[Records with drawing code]
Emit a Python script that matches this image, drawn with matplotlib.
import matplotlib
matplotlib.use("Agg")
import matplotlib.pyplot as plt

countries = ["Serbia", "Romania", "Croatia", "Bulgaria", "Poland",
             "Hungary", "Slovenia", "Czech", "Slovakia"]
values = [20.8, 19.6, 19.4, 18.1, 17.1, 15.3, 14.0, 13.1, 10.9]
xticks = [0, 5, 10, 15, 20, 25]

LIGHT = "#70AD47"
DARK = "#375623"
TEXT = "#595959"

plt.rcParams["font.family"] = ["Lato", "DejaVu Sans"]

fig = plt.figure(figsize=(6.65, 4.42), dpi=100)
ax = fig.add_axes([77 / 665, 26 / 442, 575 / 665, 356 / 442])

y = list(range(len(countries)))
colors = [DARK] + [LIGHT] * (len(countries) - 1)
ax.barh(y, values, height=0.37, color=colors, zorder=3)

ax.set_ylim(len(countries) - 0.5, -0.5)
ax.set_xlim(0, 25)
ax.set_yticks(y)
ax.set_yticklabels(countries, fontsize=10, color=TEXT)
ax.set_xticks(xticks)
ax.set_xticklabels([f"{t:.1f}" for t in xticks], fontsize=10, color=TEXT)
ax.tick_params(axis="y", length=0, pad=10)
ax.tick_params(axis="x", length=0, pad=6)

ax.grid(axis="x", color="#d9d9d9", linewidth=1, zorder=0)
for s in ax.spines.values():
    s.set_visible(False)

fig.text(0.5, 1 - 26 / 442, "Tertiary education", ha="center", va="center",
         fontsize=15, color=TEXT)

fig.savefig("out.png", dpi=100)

==

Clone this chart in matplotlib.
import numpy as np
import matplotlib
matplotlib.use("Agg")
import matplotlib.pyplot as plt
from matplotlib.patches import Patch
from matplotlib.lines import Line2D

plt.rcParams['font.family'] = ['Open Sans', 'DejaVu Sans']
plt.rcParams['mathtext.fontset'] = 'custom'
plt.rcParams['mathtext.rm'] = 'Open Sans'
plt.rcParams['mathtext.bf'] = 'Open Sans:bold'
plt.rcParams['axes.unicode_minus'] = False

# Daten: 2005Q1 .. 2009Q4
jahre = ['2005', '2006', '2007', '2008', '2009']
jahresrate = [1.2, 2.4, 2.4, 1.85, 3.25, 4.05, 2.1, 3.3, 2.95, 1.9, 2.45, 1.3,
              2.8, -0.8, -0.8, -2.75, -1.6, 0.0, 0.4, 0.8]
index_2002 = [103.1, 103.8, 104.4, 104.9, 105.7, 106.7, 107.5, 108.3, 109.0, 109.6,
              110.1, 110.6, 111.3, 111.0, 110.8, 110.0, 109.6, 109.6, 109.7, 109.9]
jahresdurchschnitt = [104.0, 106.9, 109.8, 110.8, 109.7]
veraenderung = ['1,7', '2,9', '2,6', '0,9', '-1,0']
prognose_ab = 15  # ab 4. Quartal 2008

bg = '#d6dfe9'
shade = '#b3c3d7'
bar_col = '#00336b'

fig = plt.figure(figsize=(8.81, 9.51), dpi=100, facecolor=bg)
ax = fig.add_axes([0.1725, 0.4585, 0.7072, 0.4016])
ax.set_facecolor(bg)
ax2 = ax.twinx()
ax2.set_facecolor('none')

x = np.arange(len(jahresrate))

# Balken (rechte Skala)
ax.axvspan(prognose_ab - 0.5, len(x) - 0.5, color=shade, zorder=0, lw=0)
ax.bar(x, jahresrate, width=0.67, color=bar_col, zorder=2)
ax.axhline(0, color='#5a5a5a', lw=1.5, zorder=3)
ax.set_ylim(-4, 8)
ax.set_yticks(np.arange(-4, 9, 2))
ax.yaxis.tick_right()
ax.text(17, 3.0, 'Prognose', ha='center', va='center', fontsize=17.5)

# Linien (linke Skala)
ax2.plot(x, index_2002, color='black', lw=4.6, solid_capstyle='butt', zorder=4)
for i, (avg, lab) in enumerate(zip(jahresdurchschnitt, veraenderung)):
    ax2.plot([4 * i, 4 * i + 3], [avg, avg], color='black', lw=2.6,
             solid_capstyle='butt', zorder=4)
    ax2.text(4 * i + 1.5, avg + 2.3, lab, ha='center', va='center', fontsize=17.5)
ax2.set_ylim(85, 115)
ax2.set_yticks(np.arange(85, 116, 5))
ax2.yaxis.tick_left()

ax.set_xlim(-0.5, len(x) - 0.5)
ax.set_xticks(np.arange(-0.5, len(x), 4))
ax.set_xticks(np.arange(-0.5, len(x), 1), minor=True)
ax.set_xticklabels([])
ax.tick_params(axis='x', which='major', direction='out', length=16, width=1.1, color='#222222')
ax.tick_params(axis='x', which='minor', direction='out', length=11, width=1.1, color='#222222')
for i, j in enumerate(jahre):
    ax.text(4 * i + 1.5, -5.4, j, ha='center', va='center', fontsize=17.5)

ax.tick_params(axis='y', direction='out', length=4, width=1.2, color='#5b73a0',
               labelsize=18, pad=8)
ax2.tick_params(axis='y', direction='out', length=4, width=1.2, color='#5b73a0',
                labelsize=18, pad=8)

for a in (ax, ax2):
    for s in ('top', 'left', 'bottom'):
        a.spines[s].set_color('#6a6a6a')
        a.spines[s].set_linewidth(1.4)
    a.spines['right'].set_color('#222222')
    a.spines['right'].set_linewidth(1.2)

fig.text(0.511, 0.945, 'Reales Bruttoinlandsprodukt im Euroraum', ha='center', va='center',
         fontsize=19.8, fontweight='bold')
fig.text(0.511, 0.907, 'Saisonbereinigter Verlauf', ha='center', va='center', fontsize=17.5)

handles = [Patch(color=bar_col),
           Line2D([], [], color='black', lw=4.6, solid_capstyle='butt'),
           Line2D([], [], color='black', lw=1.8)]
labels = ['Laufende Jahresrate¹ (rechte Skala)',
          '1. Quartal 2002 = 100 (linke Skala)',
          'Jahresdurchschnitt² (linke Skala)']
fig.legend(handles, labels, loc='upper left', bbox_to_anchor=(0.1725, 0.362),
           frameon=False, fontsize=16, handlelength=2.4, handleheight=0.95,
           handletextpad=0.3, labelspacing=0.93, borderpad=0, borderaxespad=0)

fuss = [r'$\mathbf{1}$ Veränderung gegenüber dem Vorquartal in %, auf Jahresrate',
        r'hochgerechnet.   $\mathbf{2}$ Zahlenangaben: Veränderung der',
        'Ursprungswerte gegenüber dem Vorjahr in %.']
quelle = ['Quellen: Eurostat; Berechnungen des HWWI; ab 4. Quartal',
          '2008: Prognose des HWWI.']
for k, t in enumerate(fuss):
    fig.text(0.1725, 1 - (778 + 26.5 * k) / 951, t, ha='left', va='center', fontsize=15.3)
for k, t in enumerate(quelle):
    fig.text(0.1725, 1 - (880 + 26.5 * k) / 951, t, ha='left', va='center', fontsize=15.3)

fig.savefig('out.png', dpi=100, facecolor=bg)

...

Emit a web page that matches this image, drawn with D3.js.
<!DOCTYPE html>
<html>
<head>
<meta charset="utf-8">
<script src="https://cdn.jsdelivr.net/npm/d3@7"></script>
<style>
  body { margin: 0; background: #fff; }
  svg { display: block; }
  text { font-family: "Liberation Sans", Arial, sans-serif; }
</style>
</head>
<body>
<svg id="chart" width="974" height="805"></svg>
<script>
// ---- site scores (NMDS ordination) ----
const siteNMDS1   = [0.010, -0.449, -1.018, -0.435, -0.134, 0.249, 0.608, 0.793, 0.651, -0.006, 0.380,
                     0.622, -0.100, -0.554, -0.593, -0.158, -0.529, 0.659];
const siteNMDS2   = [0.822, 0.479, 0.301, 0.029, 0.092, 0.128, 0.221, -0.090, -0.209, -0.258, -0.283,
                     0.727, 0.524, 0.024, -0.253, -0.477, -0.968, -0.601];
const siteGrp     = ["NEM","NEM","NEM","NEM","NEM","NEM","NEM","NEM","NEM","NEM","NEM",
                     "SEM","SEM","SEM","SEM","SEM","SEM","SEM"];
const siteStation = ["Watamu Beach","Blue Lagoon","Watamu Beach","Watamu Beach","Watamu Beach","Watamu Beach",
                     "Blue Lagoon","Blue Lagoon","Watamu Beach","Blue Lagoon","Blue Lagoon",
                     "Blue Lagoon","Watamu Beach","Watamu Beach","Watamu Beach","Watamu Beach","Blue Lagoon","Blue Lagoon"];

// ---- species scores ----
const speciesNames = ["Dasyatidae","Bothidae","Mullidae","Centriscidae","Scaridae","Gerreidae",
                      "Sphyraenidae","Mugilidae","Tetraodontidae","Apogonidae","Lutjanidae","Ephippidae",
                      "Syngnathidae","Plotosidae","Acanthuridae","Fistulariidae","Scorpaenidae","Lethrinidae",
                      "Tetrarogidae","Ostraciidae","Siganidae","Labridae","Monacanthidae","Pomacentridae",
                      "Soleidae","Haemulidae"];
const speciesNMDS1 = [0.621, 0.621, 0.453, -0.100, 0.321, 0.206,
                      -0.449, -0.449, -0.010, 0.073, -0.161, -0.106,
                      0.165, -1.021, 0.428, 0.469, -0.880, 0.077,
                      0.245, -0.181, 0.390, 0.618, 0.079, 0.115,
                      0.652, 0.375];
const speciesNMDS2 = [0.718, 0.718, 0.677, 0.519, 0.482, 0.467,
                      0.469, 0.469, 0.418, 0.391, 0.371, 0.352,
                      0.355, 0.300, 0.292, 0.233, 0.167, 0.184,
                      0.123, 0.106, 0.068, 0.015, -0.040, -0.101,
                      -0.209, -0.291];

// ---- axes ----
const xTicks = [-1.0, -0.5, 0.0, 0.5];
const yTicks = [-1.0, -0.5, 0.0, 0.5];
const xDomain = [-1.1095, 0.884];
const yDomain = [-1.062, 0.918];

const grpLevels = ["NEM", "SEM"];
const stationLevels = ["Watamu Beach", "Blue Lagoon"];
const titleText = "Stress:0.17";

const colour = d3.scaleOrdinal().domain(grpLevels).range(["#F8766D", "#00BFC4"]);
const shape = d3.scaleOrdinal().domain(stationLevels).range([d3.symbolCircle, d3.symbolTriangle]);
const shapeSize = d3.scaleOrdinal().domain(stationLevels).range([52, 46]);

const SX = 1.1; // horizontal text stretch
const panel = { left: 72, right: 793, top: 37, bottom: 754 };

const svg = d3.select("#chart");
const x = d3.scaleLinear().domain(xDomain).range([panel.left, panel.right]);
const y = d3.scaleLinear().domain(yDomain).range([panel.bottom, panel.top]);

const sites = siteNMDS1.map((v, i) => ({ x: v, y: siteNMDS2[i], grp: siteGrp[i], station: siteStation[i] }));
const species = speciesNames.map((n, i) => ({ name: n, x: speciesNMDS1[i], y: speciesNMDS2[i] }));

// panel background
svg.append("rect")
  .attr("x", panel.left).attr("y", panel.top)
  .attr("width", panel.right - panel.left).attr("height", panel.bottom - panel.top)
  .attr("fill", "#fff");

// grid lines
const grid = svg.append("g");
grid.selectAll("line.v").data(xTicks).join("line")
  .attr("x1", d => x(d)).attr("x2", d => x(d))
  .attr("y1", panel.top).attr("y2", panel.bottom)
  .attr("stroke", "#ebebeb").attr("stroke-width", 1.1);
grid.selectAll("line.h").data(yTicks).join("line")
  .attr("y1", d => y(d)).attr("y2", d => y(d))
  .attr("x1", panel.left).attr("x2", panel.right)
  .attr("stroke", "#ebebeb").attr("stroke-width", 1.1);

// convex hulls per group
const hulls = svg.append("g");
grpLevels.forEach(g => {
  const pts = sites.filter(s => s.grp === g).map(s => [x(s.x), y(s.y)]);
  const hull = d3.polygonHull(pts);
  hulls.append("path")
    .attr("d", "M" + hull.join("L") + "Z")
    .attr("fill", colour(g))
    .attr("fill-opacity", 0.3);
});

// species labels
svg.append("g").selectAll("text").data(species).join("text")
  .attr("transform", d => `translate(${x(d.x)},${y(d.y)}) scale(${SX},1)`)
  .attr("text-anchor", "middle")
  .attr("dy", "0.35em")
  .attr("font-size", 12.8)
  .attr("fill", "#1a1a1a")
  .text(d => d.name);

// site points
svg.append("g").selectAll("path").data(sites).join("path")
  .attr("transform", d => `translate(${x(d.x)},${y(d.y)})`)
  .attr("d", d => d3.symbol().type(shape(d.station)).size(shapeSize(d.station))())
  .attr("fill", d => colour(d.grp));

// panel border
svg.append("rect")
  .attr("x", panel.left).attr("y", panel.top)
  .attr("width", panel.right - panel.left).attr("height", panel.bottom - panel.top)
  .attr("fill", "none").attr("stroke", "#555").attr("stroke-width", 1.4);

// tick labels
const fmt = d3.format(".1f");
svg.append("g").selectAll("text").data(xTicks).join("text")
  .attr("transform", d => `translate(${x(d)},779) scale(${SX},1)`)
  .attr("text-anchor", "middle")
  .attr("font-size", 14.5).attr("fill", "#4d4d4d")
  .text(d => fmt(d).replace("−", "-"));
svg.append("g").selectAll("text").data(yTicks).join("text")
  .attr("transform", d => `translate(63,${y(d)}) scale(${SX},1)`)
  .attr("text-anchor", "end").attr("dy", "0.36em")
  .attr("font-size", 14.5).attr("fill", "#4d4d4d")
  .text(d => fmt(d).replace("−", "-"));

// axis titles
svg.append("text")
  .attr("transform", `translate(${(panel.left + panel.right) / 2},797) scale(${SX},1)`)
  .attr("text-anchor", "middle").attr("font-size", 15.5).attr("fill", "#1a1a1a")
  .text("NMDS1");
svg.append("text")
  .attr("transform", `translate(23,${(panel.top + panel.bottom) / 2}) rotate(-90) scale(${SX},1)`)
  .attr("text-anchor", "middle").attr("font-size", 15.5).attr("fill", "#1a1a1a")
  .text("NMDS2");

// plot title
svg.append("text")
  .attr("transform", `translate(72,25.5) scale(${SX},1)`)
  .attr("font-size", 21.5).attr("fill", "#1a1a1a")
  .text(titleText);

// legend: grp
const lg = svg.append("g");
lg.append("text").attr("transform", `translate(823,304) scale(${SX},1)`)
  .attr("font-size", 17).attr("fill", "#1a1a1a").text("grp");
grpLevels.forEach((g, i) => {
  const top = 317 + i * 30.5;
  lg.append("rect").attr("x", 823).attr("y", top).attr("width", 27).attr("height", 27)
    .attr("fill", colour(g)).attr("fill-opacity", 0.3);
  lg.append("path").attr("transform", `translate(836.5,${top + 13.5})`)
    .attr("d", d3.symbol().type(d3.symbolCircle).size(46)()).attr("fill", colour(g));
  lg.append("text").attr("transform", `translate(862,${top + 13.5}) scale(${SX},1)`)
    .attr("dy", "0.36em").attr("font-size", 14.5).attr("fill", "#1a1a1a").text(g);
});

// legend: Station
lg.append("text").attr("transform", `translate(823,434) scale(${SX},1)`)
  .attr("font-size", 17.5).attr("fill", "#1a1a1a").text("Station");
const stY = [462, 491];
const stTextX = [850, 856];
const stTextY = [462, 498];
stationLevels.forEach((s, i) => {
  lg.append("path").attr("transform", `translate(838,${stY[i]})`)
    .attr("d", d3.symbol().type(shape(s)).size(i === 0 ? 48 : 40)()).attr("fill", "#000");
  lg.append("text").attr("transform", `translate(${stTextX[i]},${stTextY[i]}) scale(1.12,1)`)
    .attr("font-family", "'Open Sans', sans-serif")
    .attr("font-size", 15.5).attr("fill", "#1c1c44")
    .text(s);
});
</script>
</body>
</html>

→ Your goal
Extract exactly and only the lines above from the line containing "Emit a Python" through the line containing "ax.barh(y, values, height=0.37, color=colors, zorder=3)", both end lines included.

→ Result of this exercise
Emit a Python script that matches this image, drawn with matplotlib.
import matplotlib
matplotlib.use("Agg")
import matplotlib.pyplot as plt

countries = ["Serbia", "Romania", "Croatia", "Bulgaria", "Poland",
             "Hungary", "Slovenia", "Czech", "Slovakia"]
values = [20.8, 19.6, 19.4, 18.1, 17.1, 15.3, 14.0, 13.1, 10.9]
xticks = [0, 5, 10, 15, 20, 25]

LIGHT = "#70AD47"
DARK = "#375623"
TEXT = "#595959"

plt.rcParams["font.family"] = ["Lato", "DejaVu Sans"]

fig = plt.figure(figsize=(6.65, 4.42), dpi=100)
ax = fig.add_axes([77 / 665, 26 / 442, 575 / 665, 356 / 442])

y = list(range(len(countries)))
colors = [DARK] + [LIGHT] * (len(countries) - 1)
ax.barh(y, values, height=0.37, color=colors, zorder=3)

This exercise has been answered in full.